--- BEGIN ---

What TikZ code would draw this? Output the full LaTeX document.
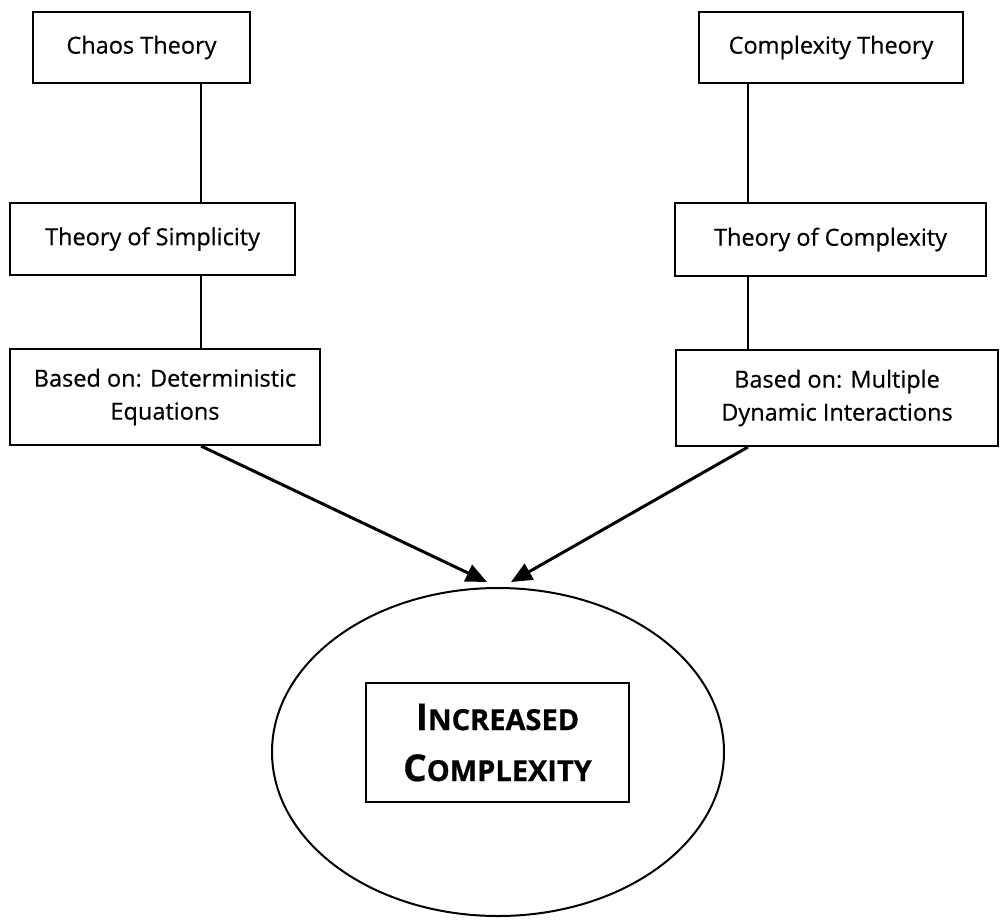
\documentclass[tikz,border=0pt]{standalone}
\usepackage{fontspec}
\setmainfont{Open Sans}[FakeBold=0.6]
\newfontfamily\heavyfont{Open Sans}[FakeBold=0.6]
\usetikzlibrary{arrows.meta,shapes.geometric}
\newcommand{\myBigCap}[1]{{\fontsize{37}{37}\selectfont #1}}
\newcommand{\mySmallCap}[1]{{\fontsize{29}{29}\selectfont #1}}
\begin{document}
\begin{tikzpicture}[x=1pt,y=-1pt,
  box/.style={draw, line width=2pt, inner sep=0pt, align=center,
    font=\heavyfont\fontsize{23.5}{33}\selectfont},
  link/.style={line width=2pt},
  arr/.style={line width=3pt, -{Triangle[length=21pt,width=18pt]}}]
\useasboundingbox (0,0) rectangle (1000,919);
% left column
\node[box, minimum width=217pt, minimum height=71pt] (chaos) at (141.5,47.5) {Chaos Theory};
\node[box, minimum width=285pt, minimum height=72pt] (simp) at (152.5,239) {Theory of Simplicity};
\node[box, minimum width=310pt, minimum height=96pt] (det) at (165,397) {Based on: Deterministic\\Equations};
% right column
\node[box, minimum width=264pt, minimum height=71pt] (ctheory) at (831,47.5) {Complexity Theory};
\node[box, minimum width=311pt, minimum height=73pt] (tcomp) at (830.5,239.5) {Theory of Complexity};
\node[box, minimum width=322pt, minimum height=96pt] (multi) at (837,398) {Based on: Multiple\\Dynamic Interactions};
% bottom
\node[draw, ellipse, line width=2pt, inner sep=0pt, minimum width=452pt, minimum height=328pt] (ell) at (498,752) {};
\node[box, minimum width=263pt, minimum height=119pt, font=\bfseries\fontsize{29}{51}\selectfont] (inc) at (497.5,742.5)
  {\myBigCap{I}\mySmallCap{NCREASED}\\\myBigCap{C}\mySmallCap{OMPLEXITY}};
% columns of the connectors
\coordinate (colL) at (201,0);
\coordinate (colR) at (748,0);
\coordinate (tipL) at (487,582);
\coordinate (tipR) at (511,582);
\draw[link] (chaos.south -| colL) -- (simp.north -| colL);
\draw[link] (simp.south -| colL) -- (det.north -| colL);
\draw[link] (ctheory.south -| colR) -- (tcomp.north -| colR);
\draw[link] (tcomp.south -| colR) -- (multi.north -| colR);
\draw[arr] (det.south -| colL) -- (tipL);
\draw[arr] (multi.south -| colR) -- (tipR);
\end{tikzpicture}
\end{document}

--- END ---

Work to do
Keep the pictures out of the copy and return the rest of the data above exactly.

Reply to the exercise
What TikZ code would draw this? Output the full LaTeX document.
\documentclass[tikz,border=0pt]{standalone}
\usepackage{fontspec}
\setmainfont{Open Sans}[FakeBold=0.6]
\newfontfamily\heavyfont{Open Sans}[FakeBold=0.6]
\usetikzlibrary{arrows.meta,shapes.geometric}
\newcommand{\myBigCap}[1]{{\fontsize{37}{37}\selectfont #1}}
\newcommand{\mySmallCap}[1]{{\fontsize{29}{29}\selectfont #1}}
\begin{document}
\begin{tikzpicture}[x=1pt,y=-1pt,
  box/.style={draw, line width=2pt, inner sep=0pt, align=center,
    font=\heavyfont\fontsize{23.5}{33}\selectfont},
  link/.style={line width=2pt},
  arr/.style={line width=3pt, -{Triangle[length=21pt,width=18pt]}}]
\useasboundingbox (0,0) rectangle (1000,919);
% left column
\node[box, minimum width=217pt, minimum height=71pt] (chaos) at (141.5,47.5) {Chaos Theory};
\node[box, minimum width=285pt, minimum height=72pt] (simp) at (152.5,239) {Theory of Simplicity};
\node[box, minimum width=310pt, minimum height=96pt] (det) at (165,397) {Based on: Deterministic\\Equations};
% right column
\node[box, minimum width=264pt, minimum height=71pt] (ctheory) at (831,47.5) {Complexity Theory};
\node[box, minimum width=311pt, minimum height=73pt] (tcomp) at (830.5,239.5) {Theory of Complexity};
\node[box, minimum width=322pt, minimum height=96pt] (multi) at (837,398) {Based on: Multiple\\Dynamic Interactions};
% bottom
\node[draw, ellipse, line width=2pt, inner sep=0pt, minimum width=452pt, minimum height=328pt] (ell) at (498,752) {};
\node[box, minimum width=263pt, minimum height=119pt, font=\bfseries\fontsize{29}{51}\selectfont] (inc) at (497.5,742.5)
  {\myBigCap{I}\mySmallCap{NCREASED}\\\myBigCap{C}\mySmallCap{OMPLEXITY}};
% columns of the connectors
\coordinate (colL) at (201,0);
\coordinate (colR) at (748,0);
\coordinate (tipL) at (487,582);
\coordinate (tipR) at (511,582);
\draw[link] (chaos.south -| colL) -- (simp.north -| colL);
\draw[link] (simp.south -| colL) -- (det.north -| colL);
\draw[link] (ctheory.south -| colR) -- (tcomp.north -| colR);
\draw[link] (tcomp.south -| colR) -- (multi.north -| colR);
\draw[arr] (det.south -| colL) -- (tipL);
\draw[arr] (multi.south -| colR) -- (tipR);
\end{tikzpicture}
\end{document}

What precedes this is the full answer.